## Work to do
Omit the pictures and print exactly the lines of the listing below, starting at the first and ending at the line containing "from matplotlib.ticker import".

--

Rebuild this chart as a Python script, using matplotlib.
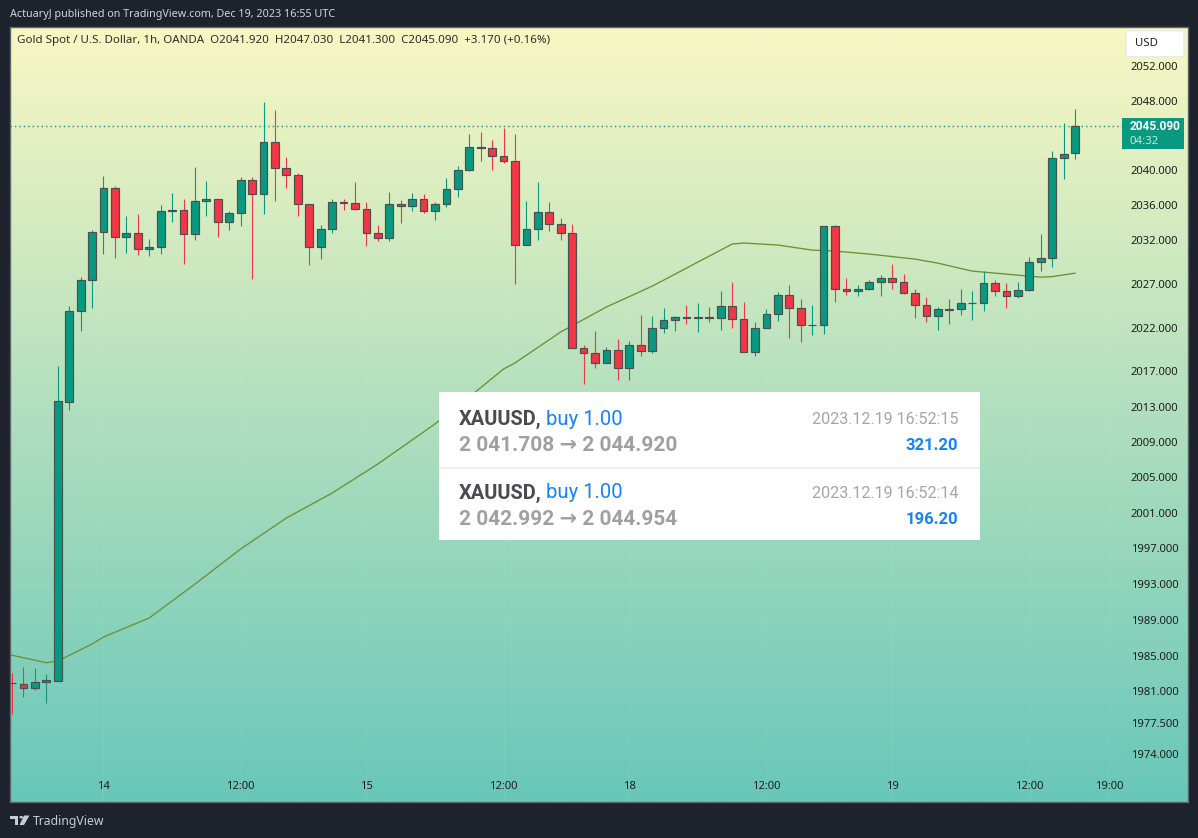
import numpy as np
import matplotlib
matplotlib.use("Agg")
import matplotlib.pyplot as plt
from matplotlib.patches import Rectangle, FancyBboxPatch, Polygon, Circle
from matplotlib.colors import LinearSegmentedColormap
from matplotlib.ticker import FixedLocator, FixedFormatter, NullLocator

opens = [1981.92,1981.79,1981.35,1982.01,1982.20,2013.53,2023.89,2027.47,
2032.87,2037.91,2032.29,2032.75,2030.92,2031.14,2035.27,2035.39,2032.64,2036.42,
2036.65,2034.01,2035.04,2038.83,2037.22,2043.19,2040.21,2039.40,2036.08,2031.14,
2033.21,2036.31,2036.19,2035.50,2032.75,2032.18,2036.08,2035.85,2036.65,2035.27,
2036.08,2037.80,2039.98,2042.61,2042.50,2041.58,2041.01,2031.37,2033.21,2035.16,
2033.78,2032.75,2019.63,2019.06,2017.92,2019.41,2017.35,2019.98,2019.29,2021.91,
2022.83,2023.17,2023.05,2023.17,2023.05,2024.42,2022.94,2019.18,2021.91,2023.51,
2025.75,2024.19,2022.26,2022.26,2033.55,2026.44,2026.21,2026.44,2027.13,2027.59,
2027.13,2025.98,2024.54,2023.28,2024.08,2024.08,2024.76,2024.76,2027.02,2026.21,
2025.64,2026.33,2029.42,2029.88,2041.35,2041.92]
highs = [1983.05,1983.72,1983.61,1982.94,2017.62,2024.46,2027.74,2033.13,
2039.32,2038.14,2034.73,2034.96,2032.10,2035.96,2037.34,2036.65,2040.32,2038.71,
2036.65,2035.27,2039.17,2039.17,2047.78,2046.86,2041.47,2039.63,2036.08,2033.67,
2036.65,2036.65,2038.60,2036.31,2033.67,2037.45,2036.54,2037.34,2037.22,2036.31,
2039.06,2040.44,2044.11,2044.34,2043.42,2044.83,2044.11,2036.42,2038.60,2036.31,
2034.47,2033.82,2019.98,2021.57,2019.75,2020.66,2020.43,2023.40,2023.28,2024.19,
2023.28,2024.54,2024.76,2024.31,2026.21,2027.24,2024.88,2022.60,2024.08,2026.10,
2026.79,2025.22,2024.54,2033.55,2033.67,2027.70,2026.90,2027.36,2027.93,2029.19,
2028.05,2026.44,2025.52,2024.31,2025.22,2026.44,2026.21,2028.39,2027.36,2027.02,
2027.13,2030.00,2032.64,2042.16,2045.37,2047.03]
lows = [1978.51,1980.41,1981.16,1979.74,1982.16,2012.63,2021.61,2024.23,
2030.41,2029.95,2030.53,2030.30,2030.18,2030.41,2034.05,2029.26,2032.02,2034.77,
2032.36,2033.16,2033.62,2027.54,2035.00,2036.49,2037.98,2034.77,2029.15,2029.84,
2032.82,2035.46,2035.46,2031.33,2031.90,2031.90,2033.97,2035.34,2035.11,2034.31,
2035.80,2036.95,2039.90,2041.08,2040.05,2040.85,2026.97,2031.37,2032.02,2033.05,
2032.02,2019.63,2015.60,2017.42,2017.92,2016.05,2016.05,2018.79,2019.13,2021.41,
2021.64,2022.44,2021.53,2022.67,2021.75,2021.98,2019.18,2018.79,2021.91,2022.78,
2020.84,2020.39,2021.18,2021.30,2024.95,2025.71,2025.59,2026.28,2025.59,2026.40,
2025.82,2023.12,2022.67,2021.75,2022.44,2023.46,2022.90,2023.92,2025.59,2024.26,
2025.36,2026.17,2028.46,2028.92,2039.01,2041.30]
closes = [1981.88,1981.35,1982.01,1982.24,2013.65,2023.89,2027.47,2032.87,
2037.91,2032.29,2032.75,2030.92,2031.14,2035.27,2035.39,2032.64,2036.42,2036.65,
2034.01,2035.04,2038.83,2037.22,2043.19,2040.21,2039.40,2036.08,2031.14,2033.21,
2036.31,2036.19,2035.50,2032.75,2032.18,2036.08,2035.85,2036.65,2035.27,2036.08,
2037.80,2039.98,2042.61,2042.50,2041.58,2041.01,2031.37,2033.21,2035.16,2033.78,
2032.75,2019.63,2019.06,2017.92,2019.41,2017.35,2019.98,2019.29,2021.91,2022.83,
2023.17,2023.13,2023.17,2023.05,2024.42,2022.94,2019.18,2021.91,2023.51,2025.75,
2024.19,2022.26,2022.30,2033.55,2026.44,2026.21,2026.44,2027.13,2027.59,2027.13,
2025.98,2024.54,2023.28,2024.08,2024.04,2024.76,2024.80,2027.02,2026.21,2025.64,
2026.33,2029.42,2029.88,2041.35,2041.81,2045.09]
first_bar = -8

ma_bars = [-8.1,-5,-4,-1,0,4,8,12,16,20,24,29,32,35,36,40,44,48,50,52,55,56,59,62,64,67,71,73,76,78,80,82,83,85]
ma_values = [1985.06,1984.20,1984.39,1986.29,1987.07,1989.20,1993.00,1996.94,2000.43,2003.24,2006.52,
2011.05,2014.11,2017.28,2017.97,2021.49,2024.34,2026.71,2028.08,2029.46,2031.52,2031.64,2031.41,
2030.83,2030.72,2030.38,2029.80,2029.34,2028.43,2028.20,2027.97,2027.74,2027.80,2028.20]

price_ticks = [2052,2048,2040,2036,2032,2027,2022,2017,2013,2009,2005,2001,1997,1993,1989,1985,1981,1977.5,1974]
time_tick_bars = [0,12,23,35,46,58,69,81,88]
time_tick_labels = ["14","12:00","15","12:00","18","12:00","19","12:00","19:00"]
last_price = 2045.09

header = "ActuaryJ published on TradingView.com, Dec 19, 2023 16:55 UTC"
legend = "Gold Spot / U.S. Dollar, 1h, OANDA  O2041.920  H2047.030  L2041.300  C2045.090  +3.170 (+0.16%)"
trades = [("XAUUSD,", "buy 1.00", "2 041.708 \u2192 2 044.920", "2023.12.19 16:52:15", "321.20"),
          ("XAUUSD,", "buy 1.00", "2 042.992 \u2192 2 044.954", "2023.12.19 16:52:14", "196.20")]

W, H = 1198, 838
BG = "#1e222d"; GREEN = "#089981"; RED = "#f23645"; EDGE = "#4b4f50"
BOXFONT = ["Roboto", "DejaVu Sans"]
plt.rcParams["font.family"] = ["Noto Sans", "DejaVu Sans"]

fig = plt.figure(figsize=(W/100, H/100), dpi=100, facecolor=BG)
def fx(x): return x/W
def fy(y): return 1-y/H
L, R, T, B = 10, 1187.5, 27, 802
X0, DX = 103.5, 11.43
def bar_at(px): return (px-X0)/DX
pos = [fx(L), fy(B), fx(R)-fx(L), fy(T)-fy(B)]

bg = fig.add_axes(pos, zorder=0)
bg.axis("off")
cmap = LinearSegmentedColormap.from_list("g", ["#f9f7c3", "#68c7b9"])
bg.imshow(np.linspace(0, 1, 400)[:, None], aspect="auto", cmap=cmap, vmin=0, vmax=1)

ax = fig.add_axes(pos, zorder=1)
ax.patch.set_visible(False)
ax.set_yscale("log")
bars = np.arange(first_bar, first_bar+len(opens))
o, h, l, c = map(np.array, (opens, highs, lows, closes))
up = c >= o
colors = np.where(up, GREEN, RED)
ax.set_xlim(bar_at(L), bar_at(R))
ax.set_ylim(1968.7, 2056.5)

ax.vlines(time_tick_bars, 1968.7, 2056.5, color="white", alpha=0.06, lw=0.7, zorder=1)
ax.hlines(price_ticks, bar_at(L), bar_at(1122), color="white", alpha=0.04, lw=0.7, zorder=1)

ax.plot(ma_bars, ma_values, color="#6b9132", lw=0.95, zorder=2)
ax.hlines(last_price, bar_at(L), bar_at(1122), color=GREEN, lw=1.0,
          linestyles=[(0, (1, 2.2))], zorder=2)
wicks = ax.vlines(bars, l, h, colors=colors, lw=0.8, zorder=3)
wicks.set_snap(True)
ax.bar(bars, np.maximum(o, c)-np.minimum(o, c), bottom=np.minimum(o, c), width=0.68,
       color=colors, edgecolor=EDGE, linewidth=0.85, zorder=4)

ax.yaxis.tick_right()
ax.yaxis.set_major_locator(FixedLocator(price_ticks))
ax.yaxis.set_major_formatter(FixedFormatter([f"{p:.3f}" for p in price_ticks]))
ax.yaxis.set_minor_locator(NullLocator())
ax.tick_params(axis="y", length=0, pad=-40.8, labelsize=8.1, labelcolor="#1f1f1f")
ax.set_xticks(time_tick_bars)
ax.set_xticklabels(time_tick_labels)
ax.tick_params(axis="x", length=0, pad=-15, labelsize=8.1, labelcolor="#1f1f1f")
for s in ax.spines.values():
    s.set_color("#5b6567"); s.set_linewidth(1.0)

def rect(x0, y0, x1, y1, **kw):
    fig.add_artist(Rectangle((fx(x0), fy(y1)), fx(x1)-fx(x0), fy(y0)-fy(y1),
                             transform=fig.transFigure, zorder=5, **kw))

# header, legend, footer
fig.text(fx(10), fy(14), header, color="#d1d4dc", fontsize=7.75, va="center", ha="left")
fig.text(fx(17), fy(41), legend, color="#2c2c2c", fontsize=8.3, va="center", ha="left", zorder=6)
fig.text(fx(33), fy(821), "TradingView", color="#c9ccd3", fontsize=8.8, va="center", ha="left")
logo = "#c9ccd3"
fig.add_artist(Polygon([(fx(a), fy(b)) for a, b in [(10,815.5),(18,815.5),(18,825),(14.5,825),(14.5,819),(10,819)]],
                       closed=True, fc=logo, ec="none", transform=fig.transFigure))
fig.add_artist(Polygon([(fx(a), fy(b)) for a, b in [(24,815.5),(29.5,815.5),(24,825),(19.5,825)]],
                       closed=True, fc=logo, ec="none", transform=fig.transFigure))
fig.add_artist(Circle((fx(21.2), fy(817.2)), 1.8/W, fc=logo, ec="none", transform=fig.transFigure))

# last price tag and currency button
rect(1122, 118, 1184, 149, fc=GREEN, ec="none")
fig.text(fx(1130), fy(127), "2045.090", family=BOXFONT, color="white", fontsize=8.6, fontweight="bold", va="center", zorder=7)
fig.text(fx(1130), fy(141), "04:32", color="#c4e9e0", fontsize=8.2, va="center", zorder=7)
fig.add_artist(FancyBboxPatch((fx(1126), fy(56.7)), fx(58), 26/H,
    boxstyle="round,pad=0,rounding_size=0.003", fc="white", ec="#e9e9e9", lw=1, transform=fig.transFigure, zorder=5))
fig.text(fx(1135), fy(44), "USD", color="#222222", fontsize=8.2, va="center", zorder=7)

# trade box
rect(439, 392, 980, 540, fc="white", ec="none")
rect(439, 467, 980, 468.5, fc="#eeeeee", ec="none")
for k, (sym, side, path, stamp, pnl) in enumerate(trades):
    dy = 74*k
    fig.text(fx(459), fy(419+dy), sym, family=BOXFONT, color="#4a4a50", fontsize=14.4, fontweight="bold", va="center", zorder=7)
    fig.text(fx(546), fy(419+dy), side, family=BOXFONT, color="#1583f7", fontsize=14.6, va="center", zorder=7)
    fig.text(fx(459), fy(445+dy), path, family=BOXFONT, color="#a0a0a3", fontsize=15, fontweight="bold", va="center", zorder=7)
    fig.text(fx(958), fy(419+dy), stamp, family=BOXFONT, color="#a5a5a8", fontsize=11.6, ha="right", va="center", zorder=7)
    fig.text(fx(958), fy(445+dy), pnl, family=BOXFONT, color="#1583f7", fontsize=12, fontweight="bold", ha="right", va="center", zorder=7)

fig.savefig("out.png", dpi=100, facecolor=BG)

--

## Full solution
Rebuild this chart as a Python script, using matplotlib.
import numpy as np
import matplotlib
matplotlib.use("Agg")
import matplotlib.pyplot as plt
from matplotlib.patches import Rectangle, FancyBboxPatch, Polygon, Circle
from matplotlib.colors import LinearSegmentedColormap
from matplotlib.ticker import FixedLocator, FixedFormatter, NullLocator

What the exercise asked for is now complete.